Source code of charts
● ● ● ●
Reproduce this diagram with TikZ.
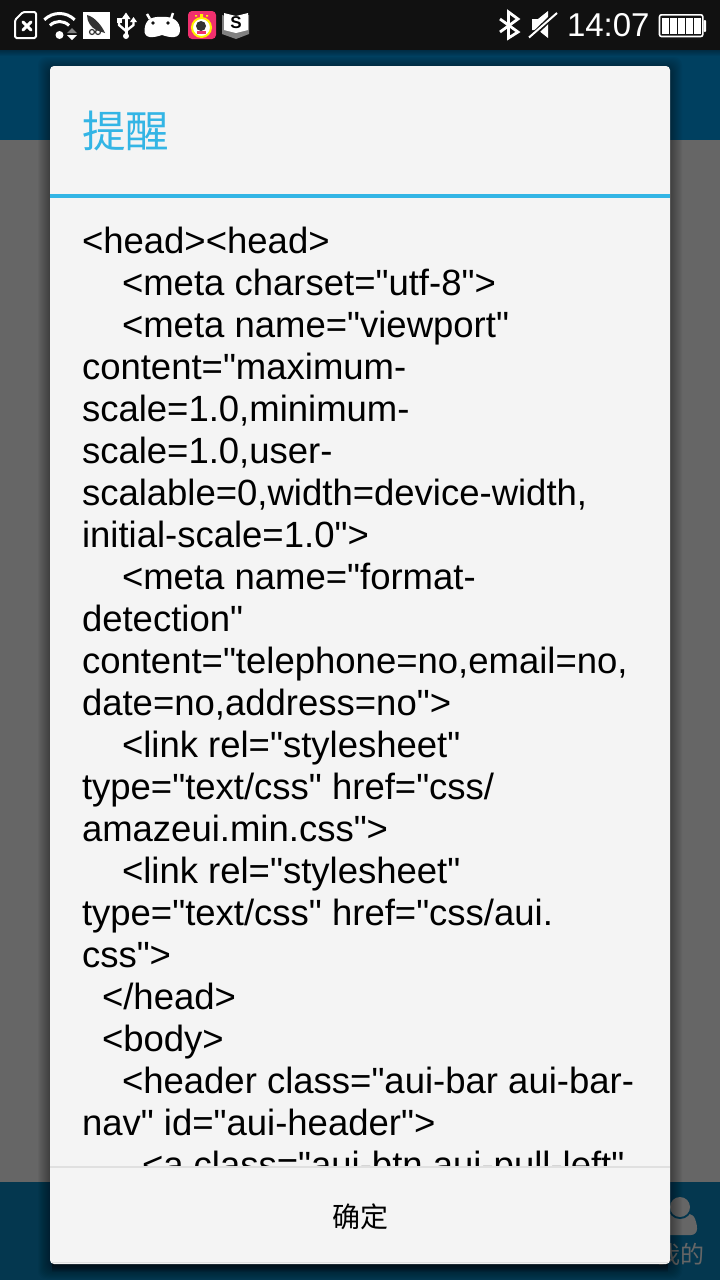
\documentclass[tikz,border=0pt]{standalone}
\usepackage{xcolor}
\usepackage{fontspec}
\newfontfamily\srcfont{Liberation Sans}
\newfontfamily\cjkfont{Noto Sans CJK SC}
\usetikzlibrary{arrows, positioning}
\definecolor{statusbar}{HTML}{111111}
\definecolor{navblue}{HTML}{004060}
\definecolor{tabblue}{HTML}{04374F}
\definecolor{dimgrey}{HTML}{666666}
\definecolor{dialogbg}{HTML}{F4F4F4}
\definecolor{titleblue}{HTML}{33B5E5}
\definecolor{rulegrey}{HTML}{E0E0E0}
\definecolor{appred}{HTML}{F0306E}
\newcommand{\ind}[1]{\hspace*{#1pt}}
\tikzset{
	plain/.style={inner sep=0pt, outer sep=0pt},
	icon/.style={draw=white, line width=2pt, line cap=round}
}
\begin{document}
\begin{tikzpicture}[x=1pt, y=-1pt]
	\useasboundingbox (0,0) rectangle (720,1280);
	% screen behind the dialog
	\fill[dimgrey] (0,0) rectangle (720,1280);
	\fill[navblue] (0,50) rectangle (720,140);
	\fill[tabblue] (0,1182) rectangle (720,1280);
	\fill[statusbar] (0,0) rectangle (720,50);
	\foreach \d in {1,2,...,6}
		\fill[black, opacity=.05] (0,50) rectangle (720,50+\d);
	% tab item, half hidden
	\fill[dimgrey, rounded corners=6pt] (663,1235) -- (663,1222) .. controls (667,1215) and (673,1213) .. (680,1213) .. controls (687,1213) and (693,1215) .. (697,1222) -- (697,1235) -- cycle;
	\fill[tabblue] (680,1207) circle (12);
	\fill[dimgrey] (680,1207) circle (10);
	\node (tabme) at (680,1254) [plain, text=dimgrey, font=\cjkfont\fontsize{24}{24}\selectfont] {我的};
	% shadow
	\foreach \s in {1,2,...,12}
		\fill[black, opacity=.03, rounded corners=8pt] (50-\s,66-\s+3) rectangle (670+\s,1264+\s+3);
	\foreach \s in {1,2,...,8}
		\fill[black, opacity=.07] (52,1262) rectangle (668,1264+\s);
	% dialog
	\node (dialog) at (360,665) [plain, fill=dialogbg, minimum width=620pt, minimum height=1198pt, rounded corners=4pt] {};
	\fill[rulegrey] (dialog.south west) ++(2,-1) rectangle ++(616,-1);
	\node (title) at (82,131) [plain, anchor=west, text=titleblue, font=\cjkfont\fontsize{43.5}{43.5}\selectfont] {提醒};
	\fill[titleblue] (50,194) rectangle (670,198);
	\begin{scope}
		\clip (50,198) rectangle (670,1166);
		\node (source) at (82,227) [plain, anchor=north west, align=left, font=\srcfont\fontsize{36.5}{42}\selectfont] {%
			<head><head>\\
			\ind{40}<meta charset="utf-8">\\
			\ind{40}<meta name="viewport"\\
			content="maximum-\\
			scale=1.0,minimum-\\
			scale=1.0,user-\\
			scalable=0,width=device-width,\\
			initial-scale=1.0">\\
			\ind{40}<meta name="format-\\
			detection"\\
			content="telephone=no,email=no,\\
			date=no,address=no">\\
			\ind{40}<link rel="stylesheet"\\
			type="text/css" href="css/\\
			amazeui.min.css">\\
			\ind{40}<link rel="stylesheet"\\
			type="text/css" href="css/aui.\\
			css">\\
			\ind{20}</head>\\
			\ind{20}<body>\\
			\ind{40}<header class="aui-bar aui-bar-\\
			nav" id="aui-header">\\
			\ind{60}<a class="aui-btn aui-pull-left"};
	\end{scope}
	\fill[rulegrey] (50,1166) rectangle (670,1168);
	\node (confirm) at (360,1217) [plain, font=\cjkfont\fontsize{28}{28}\selectfont] {确定};
	% status bar, left
	\draw[white, line width=2pt, rounded corners=1.5pt, line join=round] (23,12) -- (36,12) -- (36,38) -- (15,38) -- (15,20) -- cycle;
	\draw[icon, line width=3pt] (23,22) -- (31,30) (31,22) -- (23,30);
	\fill[white] (59.5,35) circle (4);
	\foreach \r in {13.5,21.5}
		\draw[white, line width=3pt] (59.5,35) ++(-135:\r) arc[start angle=-135, end angle=-45, radius=\r];
	\fill[gray] (67,33) -- (77,33) -- (72,28) -- cycle;
	\fill[white] (67,35) -- (77,35) -- (72,40) -- cycle;
	\fill[white] (82.500,11.500) rectangle (109.500,39);
	\fill[black!80] (87,15) .. controls (95,17) and (102,26) .. (105,33) -- (96,30) .. controls (91,27) and (87,22) .. (87,15);
	\draw[black!80, line width=1.200pt] (92,32) circle (2.5) (98,32) circle (2.5);
	\fill[white] (126,12.500) -- (130.500,19) -- (121.500,19) -- cycle;
	\draw[icon, line width=3pt, line cap=butt] (126,17) -- (126,36);
	\draw[icon, line width=2.400pt, line cap=butt] (119,19) -- (119,25) -- (126,31) -- (133.500,25) -- (133.500,21);
	\fill[white] (116.500,18) rectangle (121.500,23);
	\fill[white] (133.500,17) -- (137,22) -- (130,22) -- cycle;
	\fill[white] (126,36) circle (3);
	\fill[white] (144.500,30) .. controls (145,21) and (150,16) .. (162,17) .. controls (174,16) and (180,22) .. (180,30) .. controls (180,39) and (171,38) .. (162,35) .. controls (153,38) and (144,39) .. (144.500,30);
	\draw[white, line width=2.500pt] (150,19) -- (147,14) (171,19) -- (173,13);
	\fill[statusbar] (153,23) circle (1.8) (168,23) circle (1.8);
	\fill[appred, rounded corners=4pt] (188,11) rectangle (216,39);
	\fill[white] (201.500,27.500) circle (9);
	\draw[yellow, line width=2pt] (201.500,27.500) circle (9.500);
	\fill[black!80] (201,26) circle (5);
	\fill[appred] (197,31) rectangle (206,33.500);
	\fill[yellow] (200,14) rectangle (203,18) (195,15) rectangle (197,16.500) (206,15) rectangle (208,16.500);
	\fill[gray] (222,15) -- (236,19) -- (249,15) -- (249,34) -- (236,39) -- (222,34) -- cycle;
	\fill[white] (224,13) -- (236,16) -- (248,13) -- (248,30) -- (236,33) -- (224,30) -- cycle;
	\node (bookletter) at (236,23) [plain, font=\srcfont\bfseries\fontsize{17}{17}\selectfont, text=black] {S};
	% status bar, right
	\draw[icon, line width=2.800pt, line join=miter, line cap=butt] (500,19) -- (518,32) -- (508.500,38) -- (508.500,12) -- (518,19) -- (500,32);
	\fill[white] (532,19) -- (538,19) -- (548,11) -- (548,38) -- (538,30) -- (532,30) -- cycle;
	\draw[statusbar, line width=5pt] (530,38) -- (556,13);
	\draw[white, line width=2pt] (529,37.500) -- (557,13);
	\node (clock) at (567,25) [plain, anchor=west, text=white, font=\srcfont\fontsize{33}{33}\selectfont] {14:07};
	\draw[white, line width=1.6pt, rounded corners=2pt] (659.500,14.800) rectangle (702.800,36.500);
	\fill[white, rounded corners=1pt] (703.500,20) rectangle (706,32);
	\foreach \b in {662,670,678,686,694}
		\fill[white] (\b,17.500) rectangle ++(7,16.500);
\end{tikzpicture}
\end{document}
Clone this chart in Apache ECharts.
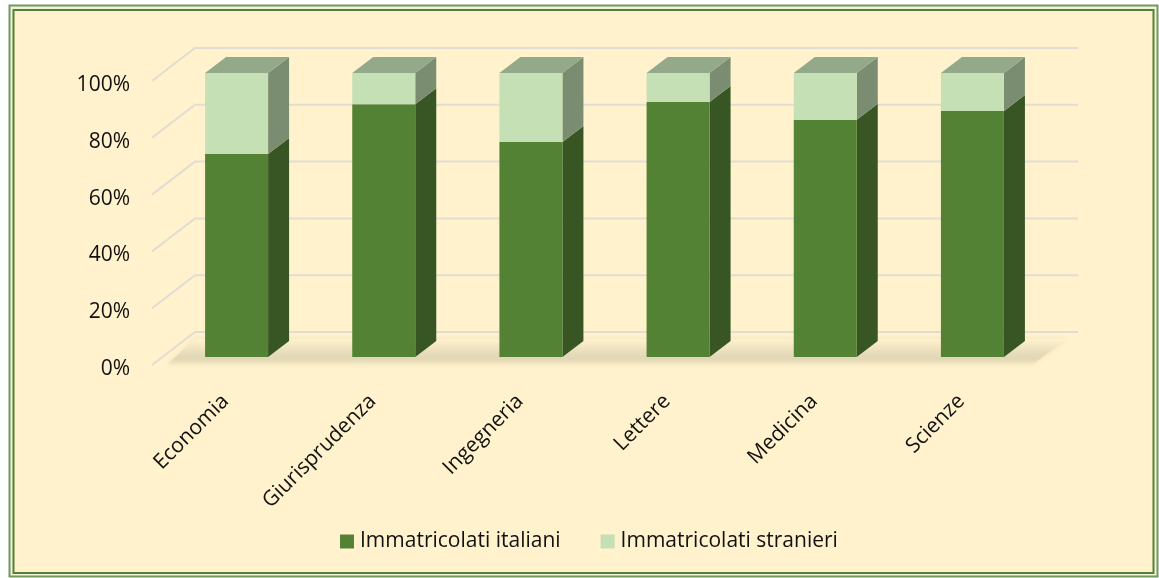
<!DOCTYPE html>
<html><head><meta charset="utf-8">
<style>html,body{margin:0;padding:0;background:#fff}#c{width:1159px;height:578px}</style>
<script src="https://cdn.jsdelivr.net/npm/echarts@6/dist/echarts.min.js"></script>
</head><body><div id="c"></div>
<script>
const categories = ['Economia','Giurisprudenza','Ingegneria','Lettere','Medicina','Scienze'];
const italiani = [71.5,89,75.7,89.8,83.5,86.6];
const stranieri = [28.5,11,24.3,10.2,16.5,13.4];
const yTicks = [0,20,40,60,80,100];
const SER1='Immatricolati italiani', SER2='Immatricolati stranieri';
const FONT='"Open Sans", sans-serif';

const chart = echarts.init(document.getElementById('c'));
const DX=21, DY=16, BX=11, BY=-8, BW=63, WX=43, WY=33;

function barItem(front, side, top, drawTop){
  return function(p, api){
    const i=api.value(0), a=api.value(1), b=api.value(2);
    const c0=api.coord([i,a]), c1=api.coord([i,a+b]);
    const L=c0[0]+BX-BW/2, R=L+BW, Y0=c0[1]+BY, Y1=c1[1]+BY;
    const ch=[
      {type:'polygon',shape:{points:[[R,Y0],[R+DX,Y0-DY],[R+DX,Y1-DY],[R,Y1]]},style:{fill:side}},
      {type:'rect',shape:{x:L,y:Y1,width:BW,height:Y0-Y1},style:{fill:front}}
    ];
    if(drawTop) ch.push({type:'polygon',shape:{points:[[L,Y1],[R,Y1],[R+DX,Y1-DY],[L+DX,Y1-DY]]},style:{fill:top}});
    return {type:'group',children:ch};
  };
}
chart.setOption({
  animation:false,
  backgroundColor:'#fff',
  textStyle:{fontFamily:FONT},
  graphic:[
    {type:'rect',z:-10,silent:true,shape:{x:9.5,y:5.5,width:1148,height:571},style:{fill:'#f3f0dc',stroke:'#6f9a5a',lineWidth:2}},
    {type:'rect',z:-9,silent:true,shape:{x:13.5,y:10,width:1140,height:563},style:{fill:'#fff2cc',stroke:'#548235',lineWidth:2}}
  ],
  grid:{left:152,top:81,width:883,height:284,containLabel:false},
  legend:{left:335,top:526,itemWidth:14,itemHeight:14,itemGap:40,icon:'rect',
    textStyle:{fontFamily:FONT,fontSize:21,color:'#111',padding:[0,0,0,1]},data:[SER1,SER2]},
  xAxis:{type:'category',data:categories,axisLine:{show:false},axisTick:{show:false},
    axisLabel:{rotate:45,fontSize:21,color:'#111',margin:33,interval:0,fontFamily:FONT}},
  yAxis:{type:'value',min:0,max:100,interval:20,splitLine:{show:false},axisLine:{show:false},axisTick:{show:false},
    axisLabel:{formatter:'{a|{value}%}',margin:22,
      rich:{a:{fontSize:21,color:'#111',fontFamily:FONT,padding:[8,0,0,0]}}}},
  series:[
    {type:'custom',name:'floor',silent:true,z:1,data:[[0]],legendHoverLink:false,encode:{x:0},
      renderItem(p,api){
        const y=api.coord([0,0])[1], cs=p.coordSys, l=cs.x, r=cs.x+cs.width;
        return {type:'polygon',shape:{points:[[l+16,y-1],[r-2,y-1],[r+WX-11,y-26],[l+WX,y-26]]},
          style:{shadowBlur:5,shadowColor:'#ece1bd',fill:new echarts.graphic.LinearGradient(0,0,0,1,[{offset:0,color:'#fff2cc'},{offset:.55,color:'#e8ddbb'},{offset:.8,color:'#e2d7b5'},{offset:1,color:'#f3e7c3'}])}};
      }},
    {type:'custom',name:'wall',silent:true,z:2,data:yTicks.map(v=>[0,v]),encode:{y:1},
      renderItem(p,api){
        const y=api.coord([0,api.value(1)])[1], cs=p.coordSys, l=cs.x, r=cs.x+cs.width;
        return {type:'polyline',shape:{points:[[l,y],[l+WX,y-WY],[r+WX,y-WY]]},style:{fill:null,stroke:'#e1ddd3',lineWidth:2}};
      }},
    {type:'custom',name:SER1,z:3,itemStyle:{color:'#548235'},
      data:italiani.map((v,i)=>[i,0,v]),encode:{x:0,y:2},
      renderItem:barItem('#548235','#375623','#375623',false)},
    {type:'custom',name:SER2,z:4,itemStyle:{color:'#c5e0b4'},
      data:stranieri.map((v,i)=>[i,italiani[i],v]),encode:{x:0,y:2},
      renderItem:barItem('#c5e0b4','#7b8d70','#93a98a',true)}
  ]
});
</script></body></html>
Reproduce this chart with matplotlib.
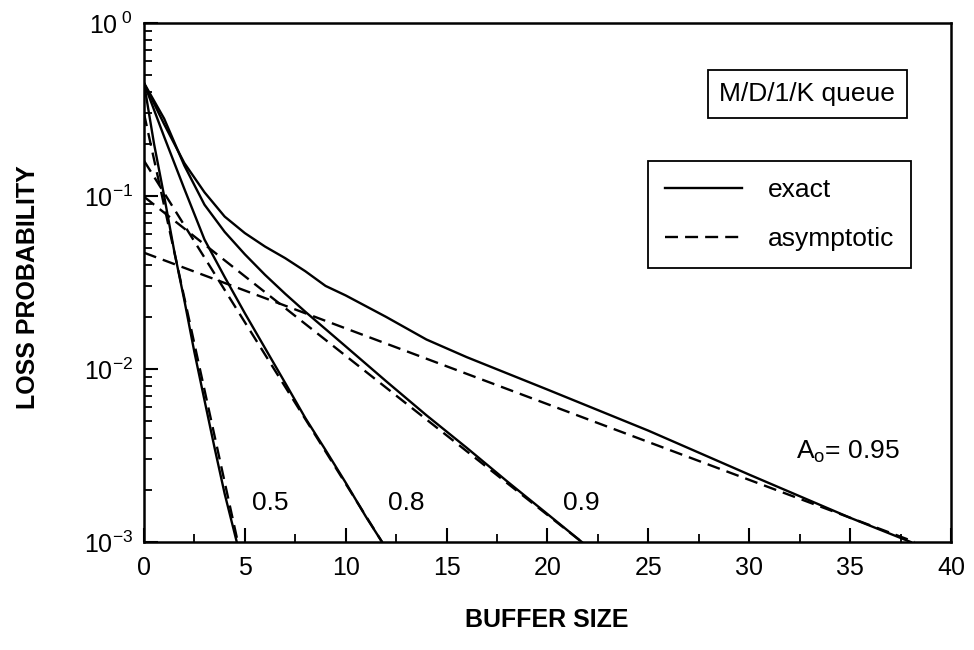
import numpy as np
import matplotlib
matplotlib.use('Agg')
import matplotlib.pyplot as plt
from matplotlib.ticker import FixedLocator, LogLocator, NullFormatter, MultipleLocator

plt.rcParams['font.family'] = ['Liberation Sans', 'DejaVu Sans']
plt.rcParams['mathtext.fontset'] = 'custom'
plt.rcParams['mathtext.rm'] = 'Liberation Sans'
plt.rcParams['mathtext.it'] = 'Liberation Sans'

# exact loss probability curves
x_05 = [0, 0.5, 1, 1.5, 2, 2.5, 3, 3.5, 4, 4.6]
p_05 = [0.45, 0.20, 0.10, 0.048, 0.025, 0.0125, 0.0066, 0.0035, 0.0019, 0.001]

x_08 = [0, 1, 2, 3, 4, 5, 6, 7, 8, 9, 10, 11, 11.8]
p_08 = [0.45, 0.22, 0.11, 0.056, 0.034, 0.021, 0.0132, 0.0083, 0.0052, 0.0034, 0.0022, 0.0014, 0.001]

x_09 = [0, 1, 2, 3, 4, 5, 6, 7, 8, 10, 12, 14, 16, 18, 20, 21.7]
p_09 = [0.45, 0.28, 0.15, 0.089, 0.062, 0.046, 0.035, 0.0272, 0.0214, 0.0135, 0.0085, 0.0054, 0.0035, 0.00224, 0.00145, 0.001]

x_095 = [0, 1, 2, 3, 4, 5, 6, 7, 8, 9, 10, 12, 14, 16, 20, 25, 30, 35, 38]
p_095 = [0.45, 0.26, 0.155, 0.105, 0.076, 0.061, 0.051, 0.0437, 0.0367, 0.0302, 0.0266, 0.02, 0.0148, 0.0117, 0.0076, 0.0044, 0.00245, 0.00138, 0.001]

# asymptotic approximations (straight lines on the semilog plot)
xa_05 = [0, 4.65]
pa_05 = [0.30, 0.001]
xa_08 = [0, 11.8]
pa_08 = [0.16, 0.001]
xa_09 = [0, 21.7]
pa_09 = [0.099, 0.001]
xa_095 = [0, 38.2]
pa_095 = [0.047, 0.001]

curve_labels = ['0.5', '0.8', '0.9']
label_x = [6.25, 13.0, 21.7]
label_y = 0.00168

fig = plt.figure(figsize=(9.74, 6.5), dpi=100)
ax = fig.add_axes([0.1478, 0.1662, 0.8286, 0.7985])

lw = 1.7
dash = (5.5, 3.0)
for xs, ps in [(x_05, p_05), (x_08, p_08), (x_09, p_09), (x_095, p_095)]:
    ax.plot(xs, ps, color='black', lw=lw, solid_joinstyle='round')
for xs, ps in [(xa_05, pa_05), (xa_08, pa_08), (xa_09, pa_09), (xa_095, pa_095)]:
    ax.plot(xs, ps, color='black', lw=lw, dashes=dash)

ax.set_yscale('log')
ax.set_xlim(0, 40)
ax.set_ylim(1e-3, 1)

ax.xaxis.set_major_locator(MultipleLocator(5))
ax.xaxis.set_minor_locator(MultipleLocator(2.5))
ax.yaxis.set_major_locator(FixedLocator([1e-3, 1e-2, 1e-1, 1]))
ax.set_yticklabels([r'$\mathregular{10^{-3}}$', r'$\mathregular{10^{-2}}$',
                    r'$\mathregular{10^{-1}}$', r'$\mathregular{10^{\ 0}}$'])
ax.yaxis.set_minor_locator(LogLocator(base=10, subs=np.arange(2, 10)))
ax.yaxis.set_minor_formatter(NullFormatter())
ax.tick_params(which='both', direction='in', labelsize=18, top=False, right=False)
ax.tick_params(which='major', length=10, width=1.5)
ax.tick_params(axis='x', which='major', pad=10)
ax.tick_params(axis='y', which='major', pad=8)
ax.tick_params(which='minor', length=6, width=1.3)
for s in ax.spines.values():
    s.set_linewidth(1.8)

# legend
ax.plot([], [], color='black', lw=lw, label='exact')
ax.plot([], [], color='black', lw=lw, dashes=dash, label='asymptotic')
h, l = ax.get_legend_handles_labels()
leg = ax.legend(h[-2:], l[-2:], loc='upper right', bbox_to_anchor=(0.951, 0.734),
                fontsize=19, handlelength=2.9, handletextpad=1.0, labelspacing=0.95,
                borderpad=0.65, borderaxespad=0, fancybox=False, edgecolor='black',
                framealpha=1)
leg.get_frame().set_linewidth(1.3)

ax.text(0.822, 0.863, 'M/D/1/K queue', transform=ax.transAxes, ha='center', va='center',
        fontsize=19, bbox=dict(boxstyle='square,pad=0.45', fc='white', ec='black', lw=1.3))

for t, xv in zip(curve_labels, label_x):
    ax.text(xv, label_y, t, ha='center', va='center', fontsize=19)
ax.text(34.9, 0.0033, r'A$_\mathregular{o}$= 0.95', ha='center', va='center', fontsize=19)

fig.text(28 / 974, 1 - 287 / 650, 'LOSS PROBABILITY', rotation=90, ha='center', va='center',
         fontsize=18, fontweight='bold')
fig.text(0.5617, 1 - 620 / 650, 'BUFFER SIZE', ha='center', va='center',
         fontsize=18, fontweight='bold')

fig.savefig('out.png', dpi=100)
● ● ● ●
Give the lines above again exactly, from the one containing "Reproduce this chart with matplotlib." to the one containing "from matplotlib.ticker import", both included, but leave out the pictures.

**Full response:**
Reproduce this chart with matplotlib.
import numpy as np
import matplotlib
matplotlib.use('Agg')
import matplotlib.pyplot as plt
from matplotlib.ticker import FixedLocator, LogLocator, NullFormatter, MultipleLocator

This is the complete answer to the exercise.